За семь лет до своей последней кончины о. Серафим умер во время богослужения в храме. Это был не первый его уход, он неоднократно умирал и возвращался к жизни (В 1933 году, по рассказу старшей дочери батюшки, Нины, во время отпевания супруги о. Димитрий лишился чувств, дыхание его прекратилось. Его отнесли в дом и в суете забыли. Уехали на кладбище. Вскоре он тоже появился там).
“Какое благо выше всего — прилепляться ко Господу и пребывать непрестанно в соединении с Ним”, — пишет преп. Иоанн Лествичник.
О. Серафим так и жил перед Тем, в Ком была вся его жизнь. Он имел навык и потребность в непрестанной молитве, весь был благодарение и хвала Богу. “Утром дедушка, — вспоминает внук Димитрий, — выходя из кельи, громко пел: “Слава в вышних Богу и на земли мир”. Это он так меня будил”. Казалось, что молитва покаяния была ему не нужна.
Встреча о. Серафима с человеком всегда была личной, свободной и открытой. “Никогда и ни с кем я так свободно и доверительно не говорил”, — вспоминает протоиерей Леонид Константинов.

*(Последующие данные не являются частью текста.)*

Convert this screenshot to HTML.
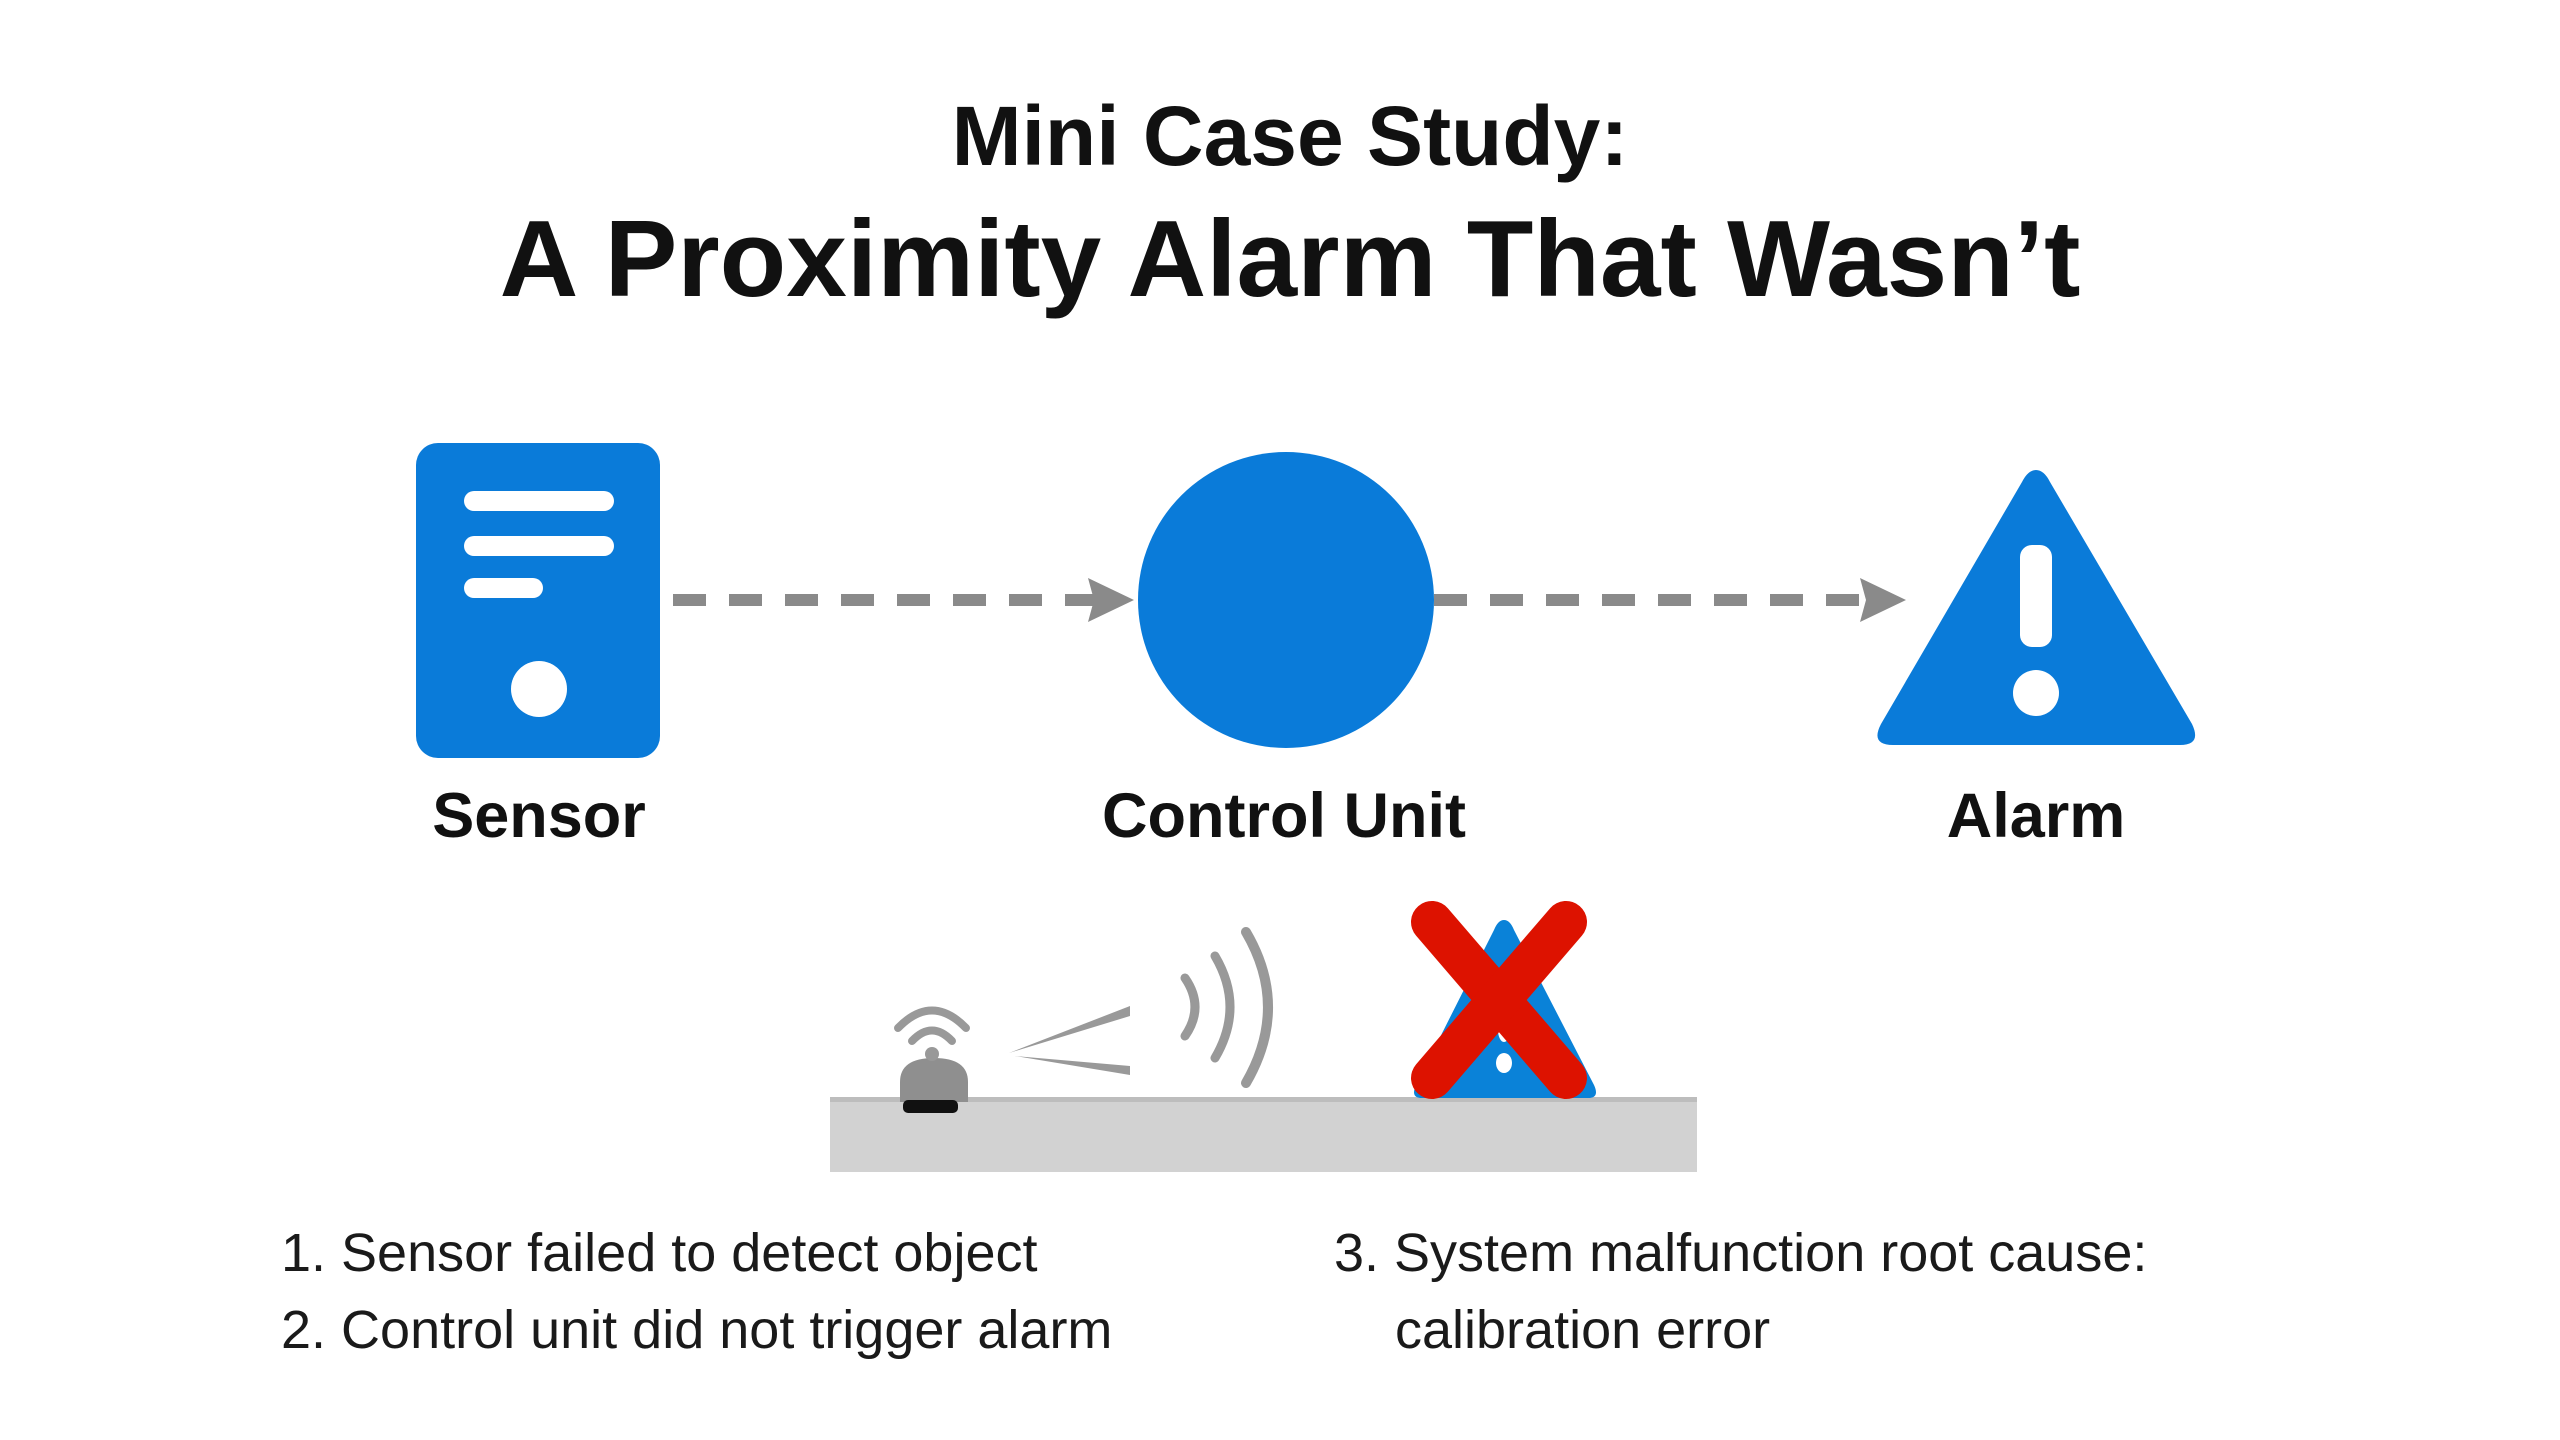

Когда батюшка говорил с кем-либо, он всецело принадлежал этому человеку, служа ему своим участием, своей любовью. Тот открывал ему свои душевные раны, свои грехи. Они не вызывали у о.Серафима ужасания, раздражения, желания наказать. Он не подыскивал тут же для согрешившего епитимий и не пугал ими. Напротив — испытывал жалость и сострадание: любовь не сосредоточивает своего внимания на грехе. О. Серафим видел прежде всего не грех, а муку согрешившего. Она его глубоко трогала, и он стремился прежде всего помочь ему, поддержать его, страдать вместе с ним.

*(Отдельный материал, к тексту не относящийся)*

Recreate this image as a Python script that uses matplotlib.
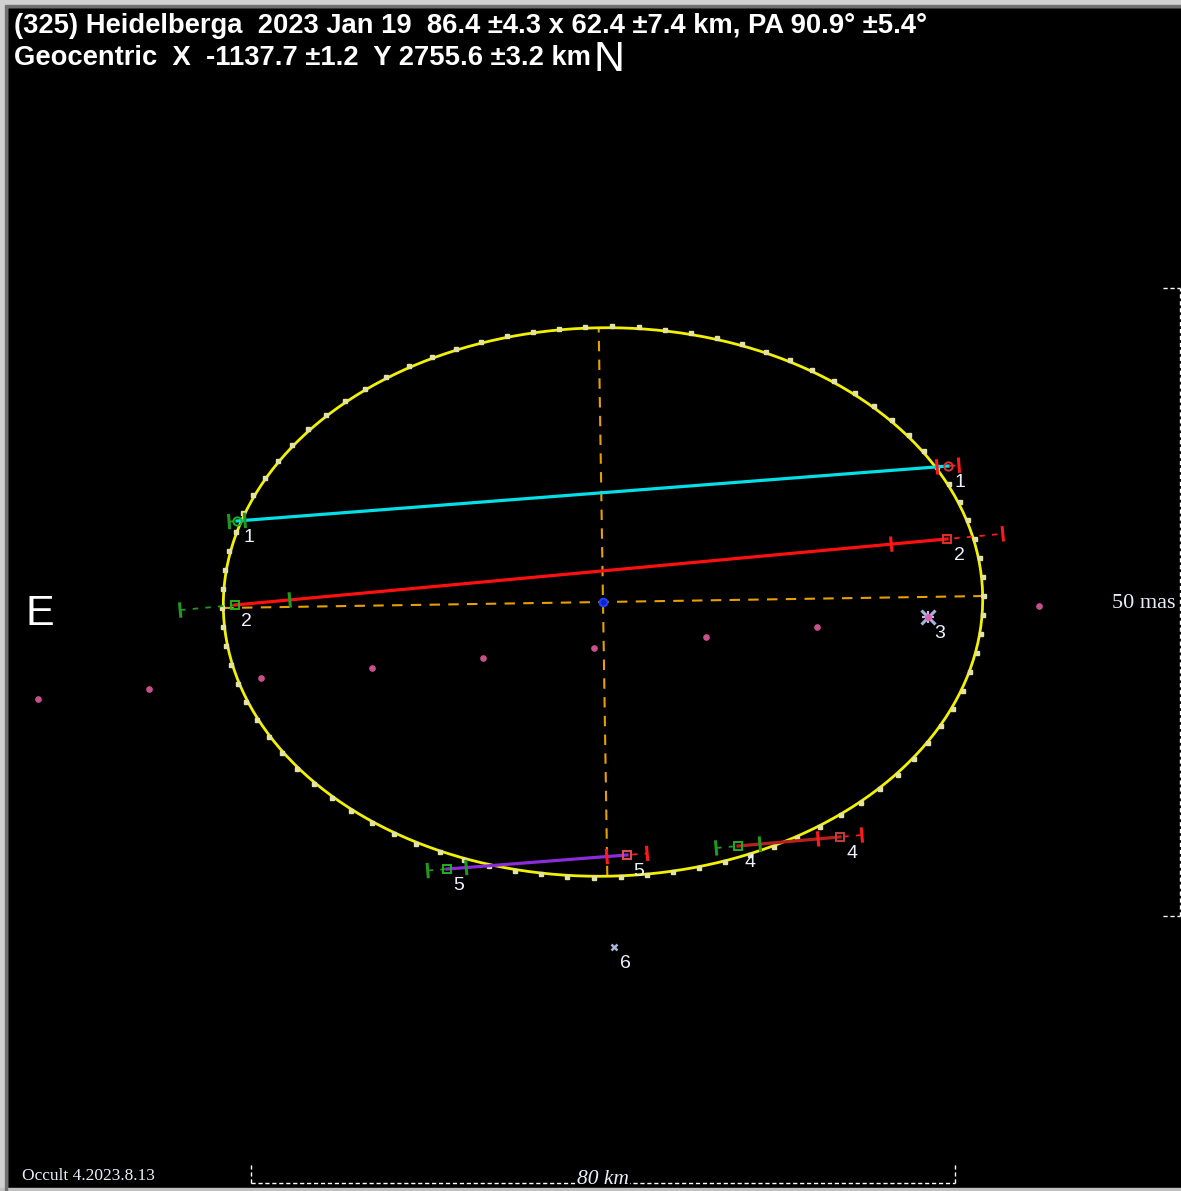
import numpy as np
import matplotlib
matplotlib.use('Agg')
import matplotlib.pyplot as plt
from matplotlib.patches import Rectangle

# ---- shape fit (km) ----
major_km = 86.4
minor_km = 62.4
pa_deg = 90.9

# ---- chords: disappearance / reappearance (km, west to the right, north up) ----
chord_ids = ['1', '2', '4', '5']
d_x = [-41.64, -41.87, 15.36, -17.75]
d_y = [9.22, -0.34, -27.76, -30.38]
r_x = [39.25, 39.14, 26.96, 2.73]
r_y = [15.47, 7.17, -26.73, -28.78]
d_err = [0.9, 6.26, 2.5, 2.2]
r_err = [1.25, 6.37, 2.5, 2.3]
chord_colors = ['#00e0e8', '#ff1010', '#b82020', '#8a2cd8']
end_marks = ['o', 's', 's', 's']
r_mark_colors = ['#e03030', '#e03030', '#c04040', '#e05050']

# ---- other observers ----
miss_ids = ['3', '6']
miss_x = [36.97, 1.25]
miss_y = [-1.71, -39.25]

# ---- star path points ----
path_x = [-64.28, -51.65, -38.91, -26.28, -13.65, -1.02, 11.72, 24.35, 36.97, 49.60]
path_y = [-11.04, -9.90, -8.65, -7.51, -6.37, -5.23, -3.98, -2.84, -1.71, -0.46]

# scale bars
km_bar = 80
mas_bar_km = 71.4

W, H = 1181, 1191
scale = 8.79          # px per km
cx, cy = 603, 602     # fit centre in px

fig = plt.figure(figsize=(W / 100, H / 100), dpi=100)
fig.patch.set_facecolor('black')
ax = fig.add_axes([0, 0, 1, 1])
ax.set_facecolor('black')
ax.set_xlim(-cx / scale, (W - cx) / scale)
ax.set_ylim((cy - H) / scale, cy / scale)
ax.axis('off')


def fpos(x, y):
    return x / W, 1 - y / H


# ellipse
a, b = major_km / 2, minor_km / 2
rot = np.radians(pa_deg - 90)
t = np.linspace(0, 2 * np.pi, 400)
ex = a * np.cos(t) * np.cos(rot) - b * np.sin(t) * np.sin(rot)
ey = a * np.cos(t) * np.sin(rot) + b * np.sin(t) * np.cos(rot)
ax.plot(ex, ey, color='#f2f200', lw=2.0, zorder=3)
tk = np.linspace(0, 2 * np.pi, 91)[:-1]
tx = (a + 0.15) * np.cos(tk) * np.cos(rot) - (b + 0.15) * np.sin(tk) * np.sin(rot)
ty = (a + 0.15) * np.cos(tk) * np.sin(rot) + (b + 0.15) * np.sin(tk) * np.cos(rot)
ax.plot(tx, ty, ls='none', marker='s', ms=3.4, color='#e2e2a4', zorder=4)

# axes of the ellipse
ax.plot([-a * np.cos(rot), a * np.cos(rot)], [-a * np.sin(rot), a * np.sin(rot)],
        color='#e8a000', lw=1.5, ls=(0, (5, 4)), zorder=2)
ax.plot([b * np.sin(rot), -b * np.sin(rot)], [-b * np.cos(rot), b * np.cos(rot)],
        color='#e8a000', lw=1.5, ls=(0, (5, 4)), zorder=2)
ax.plot([0], [0], marker='o', ms=5.5, mfc='#1020d0', mec='#2040ff', mew=1.5, zorder=6)

# path dots
ax.plot(path_x, path_y, ls='none', marker='o', ms=3.8, color='#c8508c', zorder=2)

# chords
for i in range(len(chord_ids)):
    p0 = np.array([d_x[i], d_y[i]])
    p1 = np.array([r_x[i], r_y[i]])
    u = (p1 - p0) / np.linalg.norm(p1 - p0)
    n = np.array([-u[1], u[0]]) * 0.7
    for p, err, col in [(p0, d_err[i], '#1f9a1f'), (p1, r_err[i], '#ff1a1a')]:
        lo, hi = p - err * u, p + err * u
        ax.plot([lo[0], hi[0]], [lo[1], hi[1]], color=col, lw=1.3, ls=(0, (3, 4)), zorder=5)
        for q in (lo, hi):
            ax.plot([q[0] - n[0], q[0] + n[0]], [q[1] - n[1], q[1] + n[1]],
                    color=col, lw=2.2, zorder=7)
    ax.plot([p0[0], p1[0]], [p0[1], p1[1]], color=chord_colors[i], lw=2.3, zorder=6)
    ax.plot(p0[0], p0[1], marker=end_marks[i], ms=6, mfc='none', mec='#1fb01f', mew=1.4, zorder=8)
    ax.plot(p1[0], p1[1], marker=end_marks[i], ms=6, mfc='none', mec=r_mark_colors[i], mew=1.4, zorder=8)
    for p in (p0, p1):
        ax.annotate(chord_ids[i], (p[0], p[1]), xytext=(8.6, -11.6), textcoords='offset points',
                    ha='center', va='center', color='#eef2ff', fontsize=14,
                    family='Liberation Sans', zorder=9)

# observers without a chord
ax.plot(miss_x[0], miss_y[0], marker='x', ms=10, mew=2.2, color='#a8b4dc', zorder=7)
ax.plot(miss_x[0], miss_y[0], marker='+', ms=9, mew=1.6, color='#b8c0e8', zorder=7)
ax.plot(miss_x[0], miss_y[0], marker='o', ms=4, color='#e060b0', zorder=8)
ax.plot(miss_x[1], miss_y[1], marker='x', ms=5, mew=1.8, color='#a8b4d8', zorder=7)
for i in range(len(miss_ids)):
    ax.annotate(miss_ids[i], (miss_x[i], miss_y[i]), xytext=(8.6, -11.6), textcoords='offset points',
                ha='center', va='center', color='#eef2ff', fontsize=14,
                family='Liberation Sans', zorder=9)

# km scale bar
yb = (cy - 1183) / scale
yt = (cy - 1163) / scale
ax.plot([-km_bar / 2, km_bar / 2], [yb, yb], color='white', lw=1, ls=(0, (3, 2)), zorder=5)
for xe in (-km_bar / 2, km_bar / 2):
    ax.plot([xe, xe], [yb, yt], color='white', lw=1, ls=(0, (3, 2)), zorder=5)
ax.text(0, (cy - 1180) / scale, '80 km', ha='center', va='center', color='#e8eef8',
        fontsize=15.5, family='Liberation Serif', style='italic',
        bbox=dict(facecolor='black', edgecolor='none', pad=1), zorder=6)

# mas scale bar
xv = (1180 - cx) / scale
xl = (1163 - cx) / scale
ax.plot([xv, xv], [-mas_bar_km / 2, mas_bar_km / 2], color='white', lw=1, ls=(0, (3, 2)), zorder=5)
for ye in (-mas_bar_km / 2, mas_bar_km / 2):
    ax.plot([xl, xv], [ye, ye], color='white', lw=1, ls=(0, (3, 2)), zorder=5)
ax.text((1112 - cx) / scale, (cy - 604) / scale, '50 mas', ha='left', va='center',
        color='#e8eef8', fontsize=16, family='Liberation Serif',
        bbox=dict(facecolor='black', edgecolor='none', pad=1), zorder=6)

# header text
hdr = dict(color='white', fontsize=19.7, fontweight='bold', family='Liberation Sans')
fig.text(*fpos(14, 26), '(325) Heidelberga  2023 Jan 19  86.4 \u00b14.3 x 62.4 \u00b17.4 km, PA 90.9\u00b0 \u00b15.4\u00b0',
         ha='left', va='center', **hdr)
fig.text(*fpos(14, 58), 'Geocentric  X  -1137.7 \u00b11.2  Y 2755.6 \u00b13.2 km',
         ha='left', va='center', **hdr)
fig.text(*fpos(609, 60), 'N', ha='center', va='center', color='white', fontsize=31, family='Liberation Sans')
fig.text(*fpos(40, 614), 'E', ha='center', va='center', color='white', fontsize=31, family='Liberation Sans')
fig.text(*fpos(22, 1176), 'Occult 4.2023.8.13', ha='left', va='center', color='#e8eef8',
         fontsize=12.5, family='Liberation Serif')

# window frame
fig.add_artist(Rectangle((0, 0), 7 / W, 1, transform=fig.transFigure, color='#d0d0d0', zorder=20))
fig.add_artist(Rectangle((5 / W, 0), 2 / W, 1 - 7 / H, transform=fig.transFigure, color='#707070', zorder=21))
fig.add_artist(Rectangle((0, 1 - 7 / H), 1, 7 / H, transform=fig.transFigure, color='#d0d0d0', zorder=20))
fig.add_artist(Rectangle((5 / W, 1 - 7 / H), 1, 2 / H, transform=fig.transFigure, color='#707070', zorder=21))
fig.add_artist(Rectangle((0, 0), 1, 3 / H, transform=fig.transFigure, color='#c0c0c0', zorder=20))

fig.savefig('out.png', dpi=100, facecolor='black')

"Неужели с высоты кто вспомнит обо мне? Во множестве народа меня не заметят; ибо что душа моя в неизмеримом создании?" (Сир 16: 16-17). Подобные мысли возникали у некоторых паломников в Ракитном при виде такого стечения народа.

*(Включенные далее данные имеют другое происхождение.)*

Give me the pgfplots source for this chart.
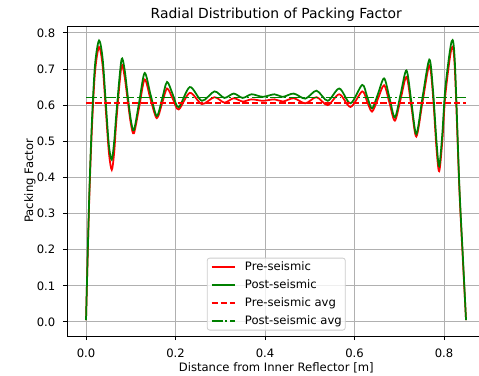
\documentclass[border=0pt]{standalone}
\usepackage{pgfplots}
\usepackage{pgfplotstable}
\pgfplotsset{compat=1.18}
\usepackage{fontspec}
\setmainfont{DejaVu Sans}
\definecolor{mplgreen}{HTML}{008000}
\definecolor{mplred}{HTML}{FF0000}
\definecolor{gridgray}{HTML}{B0B0B0}
\definecolor{legedge}{HTML}{CCCCCC}

\pgfplotstableread{
x pre post
0.000 0.005 0.005
0.007 0.33 0.34
0.013 0.53 0.55
0.020 0.69 0.71
0.029 0.761 0.779
0.037 0.71 0.73
0.044 0.59 0.61
0.051 0.47 0.49
0.0575 0.421 0.449
0.063 0.47 0.50
0.068 0.56 0.58
0.079 0.706 0.724
0.086 0.68 0.70
0.093 0.614 0.628
0.100 0.55 0.56
0.107 0.522 0.531
0.119 0.596 0.610
0.131 0.671 0.689
0.144 0.617 0.630
0.158 0.564 0.570
0.170 0.605 0.617
0.181 0.646 0.664
0.194 0.617 0.629
0.207 0.588 0.594
0.232 0.634 0.650
0.259 0.603 0.612
0.287 0.622 0.638
0.309 0.607 0.620
0.330 0.619 0.632
0.350 0.610 0.620
0.370 0.616 0.630
0.395 0.612 0.623
0.421 0.616 0.630
0.440 0.610 0.623
0.464 0.619 0.632
0.490 0.605 0.618
0.515 0.622 0.640
0.540 0.600 0.612
0.566 0.630 0.646
0.591 0.595 0.605
0.617 0.638 0.656
0.628 0.610 0.624
0.639 0.582 0.591
0.652 0.617 0.630
0.666 0.655 0.674
0.678 0.606 0.620
0.690 0.557 0.566
0.703 0.617 0.631
0.716 0.678 0.696
0.727 0.595 0.608
0.738 0.513 0.520
0.752 0.61 0.623
0.767 0.710 0.726
0.775 0.63 0.645
0.783 0.48 0.50
0.789 0.417 0.431
0.796 0.50 0.52
0.803 0.63 0.65
0.817 0.759 0.777
0.824 0.70 0.72
0.834 0.37 0.38
0.842 0.17 0.18
0.849 0.005 0.005
}\datatable

\begin{document}
\begin{tikzpicture}
\begin{axis}[
  at={(0,0)}, anchor=south west,
  scale only axis,
  width=418.5bp, height=310bp,
  xmin=-0.0425, xmax=0.8925, ymin=-0.039, ymax=0.819,
  xtick={0,0.2,0.4,0.6,0.8},
  xticklabels={0.0,0.2,0.4,0.6,0.8},
  ytick={0,0.1,0.2,0.3,0.4,0.5,0.6,0.7,0.8},
  yticklabels={0.0,0.1,0.2,0.3,0.4,0.5,0.6,0.7,0.8},
  xtick pos=lower, ytick pos=left,
  tick align=outside,
  major tick length=4bp,
  every tick/.style={black, line width=0.93bp},
  axis line style={black, line width=0.93bp},
  grid=major,
  major grid style={gridgray, line width=0.93bp},
  tick label style={font=\fontsize{11.6bp}{13bp}\selectfont},
  yticklabel style={inner sep=0pt, xshift=-7.5bp},
  xticklabel style={inner sep=0pt, yshift=-8.5bp},
  label style={font=\fontsize{11.6bp}{13bp}\selectfont},
  xlabel={Distance from Inner Reflector [m]},
  xlabel style={at={(axis description cs:0.5,0)}, anchor=base, yshift=-35bp, inner sep=0pt},
  title={Radial Distribution of Packing Factor},
  title style={at={(axis description cs:0.5,1)}, anchor=base, yshift=1.7bp, inner sep=0pt, font=\fontsize{13.9bp}{16bp}\selectfont},
  legend cell align=left,
  legend image code/.code={\draw[#1] (0bp,0bp) -- (23.5bp,0bp);},
  legend style={at={(0.5,0)}, anchor=south, yshift=5.5bp,
    draw=legedge, line width=0.8bp, rounded corners=2.5bp, fill=white, fill opacity=0.8, text opacity=1,
    font=\fontsize{11.6bp}{13bp}\selectfont,
    inner xsep=3.5bp, inner ysep=3.5bp,
    row sep=7bp, column sep=9bp,
    nodes={inner sep=0pt, text height=8.5bp, text depth=2.5bp}},
]
\addplot[mplred, line width=1.74bp, smooth, tension=0.5] table[x=x, y=pre] {\datatable};
\addlegendentry{Pre-seismic}
\addplot[mplgreen, line width=1.74bp, smooth, tension=0.5] table[x=x, y=post] {\datatable};
\addlegendentry{Post-seismic}
\addplot[mplred, line width=1.74bp, dash pattern=on 6.4bp off 2.8bp] coordinates {(0,0.606) (0.849,0.606)};
\addlegendentry{Pre-seismic avg}
\addplot[mplgreen, line width=1.74bp, dash pattern=on 11.1bp off 2.8bp on 1.74bp off 2.8bp] coordinates {(0,0.621) (0.849,0.621)};
\addlegendentry{Post-seismic avg}
\end{axis}
\node[rotate=90, anchor=base, inner sep=0pt, font=\fontsize{11.6bp}{13bp}\selectfont] at (-34bp,155bp) {Packing Factor};
\pgfresetboundingbox
\useasboundingbox (-67bp,-40bp) rectangle (412bp,336bp);
\end{tikzpicture}
\end{document}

Приняв монашеский постриг, о.Серафим выразил желание остаться на своем приходе, т.е. жить в миру. Казалось, батюшке с его подорванным здоровьем, любящему уставную службу, хорошее пение, с его склонностью к аскетизму, было бы лучше служить Господу в монастыре. Он же видел, что Промысел Божий о нем иной — быть монахом в миру, посвятить себя всему миру.
С приездом о.Серафима началось возрождение Свято-Никольского прихода.
Он вступил на новое служение настоятеля тихо и смиренно. Все на приходе было разрушено: и храм, и души. О.Серафим начал восстановление прихода не со сбора средств, не с денег, как это у нас часто водится в церковной жизни, а с молитвы. Будучи бессребреником, о.Серафим никогда не "искал даяния" (Кол 4:17).
— Я вам такого батюшку дам, какого у вас никогда не было, — сказал епископ Курский и Белгородский Леонид Екатерине Лучиной, хлопотавшей о священнике для своего прихода в Ракитном. "Сижу с членами церковного совета в приемной канцелярии владыки, — рассказывала она мне в 1979 году. — Среди ожидающих вижу старенького священника. Он смотрел на нас. Говорю себе: "Это наш батюшка". Через некоторое время вызывают: "Ракитное". Батюшка встает. Он показался мне как в поле: худенький, бедненький. Вошли вместе. Потом батюшку посадили в машину и увезли к уполномоченному на прием. Увиделись снова на вокзале. Он сидел возле стены, сложив руки.
Все долгие годы своего пастырского служения о.Димитрий вынашивал сокровенную мечту о монашестве. Он молился: "Исполни, Господи, сердце мое жизни вечной" (св. Исаак Сирин). Действительно, монахом его называли задолго до пострига, уже в духовной семинарии, видя его склонность к аскетизму, постоянное чтение Евангелия. Позже в годы пастырского служения люди тоже видели в нем монаха.
Внешняя свобода исчезла для о.Димитрия, зато возросла внутренняя, которая есть тяжелое бремя и причиняет боль. Многие легко отказываются от нее, чтобы не страдать.
Но по слову Симеона Нового Богослова "Любить — значит страдать". Любить любовью Христа — это пить Его чашу, ту чашу, которую Сам он просил Отца "мимо пронести".